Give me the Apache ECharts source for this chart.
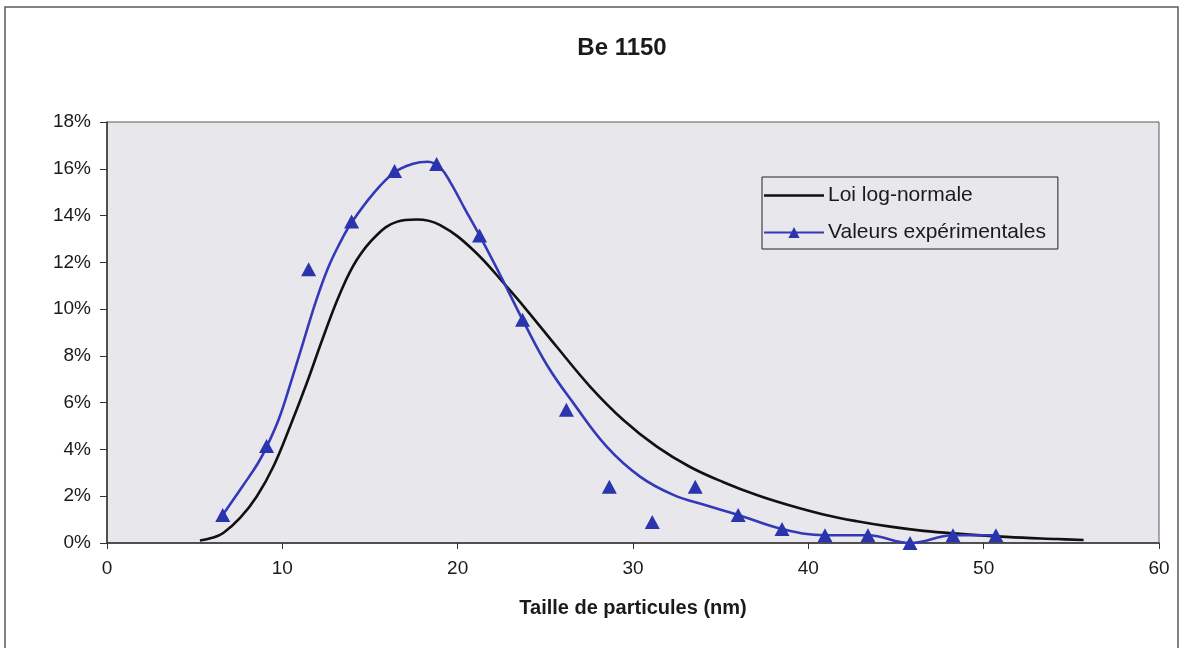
<!DOCTYPE html>
<html>
<head>
<meta charset="utf-8">
<script src="https://cdn.jsdelivr.net/npm/echarts@6/dist/echarts.min.js"></script>
<style>
  html, body { margin: 0; padding: 0; background: #ffffff; }
  #chart { width: 1183px; height: 648px; }
</style>
</head>
<body>
<div id="chart"></div>
<script>
// ---- Data ----
const chartTitle = 'Be 1150';
const xAxisTitle = 'Taille de particules (nm)';
const seriesNames = ['Loi log-normale', 'Valeurs expérimentales'];

// Experimental values (triangles): particle size (nm) and share (%)
const expSize = [6.6, 9.1, 11.5, 13.95, 16.4, 18.8, 21.25, 23.7, 26.2, 28.65, 31.1, 33.55, 36.0, 38.5, 40.95, 43.4, 45.8, 48.25, 50.7];
const expPct  = [1.2, 4.15, 11.7, 13.75, 15.9, 16.2, 13.15, 9.55, 5.7, 2.4, 0.9, 2.4, 1.2, 0.6, 0.33, 0.33, 0.0, 0.33, 0.33];

// Smoothed experimental curve (blue line)
const expCurveSize = [6.6, 7.8, 8.6, 9.1, 9.8, 10.5, 11.2, 11.9, 12.6, 13.3, 13.95, 15.2, 16.4, 17.4, 18.3, 19.0, 19.6, 20.4, 21.25, 22.5, 23.7, 25.1, 26.6, 28.5, 30.4, 32.3, 34.2, 36.0, 38.5, 40.95, 43.4, 45.8, 48.25, 50.7];
const expCurvePct  = [1.2, 2.5, 3.4, 4.1, 5.3, 6.9, 8.6, 10.3, 11.75, 12.85, 13.7, 14.95, 15.85, 16.2, 16.3, 16.05, 15.4, 14.3, 13.15, 11.35, 9.55, 7.6, 5.98, 4.12, 2.84, 2.06, 1.6, 1.2, 0.6, 0.33, 0.33, 0.0, 0.33, 0.33];

// Log-normal law (black line)
const logSize = [5.3, 6.0, 6.63, 7.59, 8.54, 9.49, 10.44, 11.39, 12.34, 13.29, 14.24, 15.38, 16.52, 17.67, 19.0, 20.9, 22.8, 23.94, 25.65, 27.55, 29.45, 31.36, 33.26, 35.16, 37.06, 38.96, 40.86, 42.77, 44.67, 46.57, 48.47, 51.3, 54.17, 55.7];
const logPct  = [0.11, 0.22, 0.43, 1.07, 1.99, 3.27, 4.98, 6.83, 8.82, 10.67, 12.1, 13.16, 13.73, 13.83, 13.59, 12.52, 10.96, 9.96, 8.39, 6.69, 5.26, 4.12, 3.25, 2.6, 2.05, 1.6, 1.22, 0.93, 0.7, 0.52, 0.4, 0.26, 0.17, 0.13];

// Axis ticks
const xTicks = [0, 10, 20, 30, 40, 50, 60];
const yTicks = [0, 2, 4, 6, 8, 10, 12, 14, 16, 18];

// ---- Chart ----
const zip = (xs, ys) => xs.map((x, i) => [x, ys[i]]);
const FONT = '"Liberation Sans", Arial, sans-serif';
const BLUE = '#3539b8';
const BLUE_MARK = '#2a35ad';

const chart = echarts.init(document.getElementById('chart'), null, { renderer: 'canvas' });
chart.setOption({
  backgroundColor: '#ffffff',
  animation: false,
  textStyle: { fontFamily: FONT },
  graphic: [{
    type: 'rect',
    shape: { x: 5, y: 7, width: 1173, height: 700 },
    style: { fill: 'none', stroke: '#5a5a5a', lineWidth: 1.5 },
    silent: true, z: -10
  }],
  title: {
    text: chartTitle,
    left: 617, top: 31, textAlign: 'center',
    textStyle: { fontFamily: FONT, fontSize: 24, fontWeight: 'bold', color: '#1a1a1a' }
  },
  legend: {
    orient: 'vertical',
    left: 762, top: 177,
    padding: [8, 12, 6, 1],
    itemWidth: 60, itemHeight: 14, itemGap: 16,
    borderColor: '#222', borderWidth: 1,
    backgroundColor: 'transparent',
    textStyle: { fontFamily: FONT, fontSize: 21, color: '#1a1a1a', padding: [0, 0, 0, -1] },
    data: [
      { name: seriesNames[0], icon: 'path://M0,0H60V2.6H0Z' },
      { name: seriesNames[1] }
    ]
  },
  grid: {
    left: 107, right: 24, top: 122, bottom: 105,
    show: true, backgroundColor: '#e7e7ec', borderColor: '#5a5a5a', borderWidth: 1
  },
  xAxis: {
    type: 'value', min: xTicks[0], max: xTicks[xTicks.length - 1], interval: 10,
    name: xAxisTitle, nameLocation: 'middle', nameGap: 55,
    nameTextStyle: { fontFamily: FONT, fontSize: 20, fontWeight: 'bold', color: '#1a1a1a' },
    axisLine: { lineStyle: { color: '#333', width: 1.5 } },
    axisTick: { length: 6, lineStyle: { color: '#333' } },
    axisLabel: { margin: 16, fontSize: 19, color: '#1a1a1a', fontFamily: FONT },
    splitLine: { show: false }
  },
  yAxis: {
    type: 'value', min: yTicks[0], max: yTicks[yTicks.length - 1], interval: 2,
    axisLine: { show: true, lineStyle: { color: '#333', width: 1.5 } },
    axisTick: { show: true, length: 7, lineStyle: { color: '#333' } },
    axisLabel: { margin: 16, fontSize: 19, color: '#1a1a1a', fontFamily: FONT, formatter: v => v + '%' },
    splitLine: { show: false }
  },
  series: [
    {
      name: seriesNames[0], type: 'line', data: zip(logSize, logPct),
      smooth: 0.4, symbol: 'none', showSymbol: false,
      lineStyle: { color: '#111', width: 2.6 }, itemStyle: { color: '#111' }, z: 3
    },
    {
      name: seriesNames[1], type: 'line', data: zip(expCurveSize, expCurvePct),
      smooth: 0.4, symbol: 'triangle', symbolSize: 13, showSymbol: false,
      lineStyle: { color: BLUE, width: 2.6 }, itemStyle: { color: BLUE_MARK }, z: 4
    },
    {
      name: seriesNames[1], type: 'scatter', data: zip(expSize, expPct),
      symbol: 'triangle', symbolSize: [15, 14],
      itemStyle: { color: BLUE_MARK, opacity: 1 }, z: 5
    }
  ]
});
</script>
</body>
</html>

________________

» **EXERCISE TASK**
Extract, word for word, each line from the top of the data down to and including the line with "const BLUE_MARK = '#2a35ad';"; skip the pictures.

» **SOLUTION TO THIS PROBLEM**
Give me the Apache ECharts source for this chart.
<!DOCTYPE html>
<html>
<head>
<meta charset="utf-8">
<script src="https://cdn.jsdelivr.net/npm/echarts@6/dist/echarts.min.js"></script>
<style>
  html, body { margin: 0; padding: 0; background: #ffffff; }
  #chart { width: 1183px; height: 648px; }
</style>
</head>
<body>
<div id="chart"></div>
<script>
// ---- Data ----
const chartTitle = 'Be 1150';
const xAxisTitle = 'Taille de particules (nm)';
const seriesNames = ['Loi log-normale', 'Valeurs expérimentales'];

// Experimental values (triangles): particle size (nm) and share (%)
const expSize = [6.6, 9.1, 11.5, 13.95, 16.4, 18.8, 21.25, 23.7, 26.2, 28.65, 31.1, 33.55, 36.0, 38.5, 40.95, 43.4, 45.8, 48.25, 50.7];
const expPct  = [1.2, 4.15, 11.7, 13.75, 15.9, 16.2, 13.15, 9.55, 5.7, 2.4, 0.9, 2.4, 1.2, 0.6, 0.33, 0.33, 0.0, 0.33, 0.33];

// Smoothed experimental curve (blue line)
const expCurveSize = [6.6, 7.8, 8.6, 9.1, 9.8, 10.5, 11.2, 11.9, 12.6, 13.3, 13.95, 15.2, 16.4, 17.4, 18.3, 19.0, 19.6, 20.4, 21.25, 22.5, 23.7, 25.1, 26.6, 28.5, 30.4, 32.3, 34.2, 36.0, 38.5, 40.95, 43.4, 45.8, 48.25, 50.7];
const expCurvePct  = [1.2, 2.5, 3.4, 4.1, 5.3, 6.9, 8.6, 10.3, 11.75, 12.85, 13.7, 14.95, 15.85, 16.2, 16.3, 16.05, 15.4, 14.3, 13.15, 11.35, 9.55, 7.6, 5.98, 4.12, 2.84, 2.06, 1.6, 1.2, 0.6, 0.33, 0.33, 0.0, 0.33, 0.33];

// Log-normal law (black line)
const logSize = [5.3, 6.0, 6.63, 7.59, 8.54, 9.49, 10.44, 11.39, 12.34, 13.29, 14.24, 15.38, 16.52, 17.67, 19.0, 20.9, 22.8, 23.94, 25.65, 27.55, 29.45, 31.36, 33.26, 35.16, 37.06, 38.96, 40.86, 42.77, 44.67, 46.57, 48.47, 51.3, 54.17, 55.7];
const logPct  = [0.11, 0.22, 0.43, 1.07, 1.99, 3.27, 4.98, 6.83, 8.82, 10.67, 12.1, 13.16, 13.73, 13.83, 13.59, 12.52, 10.96, 9.96, 8.39, 6.69, 5.26, 4.12, 3.25, 2.6, 2.05, 1.6, 1.22, 0.93, 0.7, 0.52, 0.4, 0.26, 0.17, 0.13];

// Axis ticks
const xTicks = [0, 10, 20, 30, 40, 50, 60];
const yTicks = [0, 2, 4, 6, 8, 10, 12, 14, 16, 18];

// ---- Chart ----
const zip = (xs, ys) => xs.map((x, i) => [x, ys[i]]);
const FONT = '"Liberation Sans", Arial, sans-serif';
const BLUE = '#3539b8';
const BLUE_MARK = '#2a35ad';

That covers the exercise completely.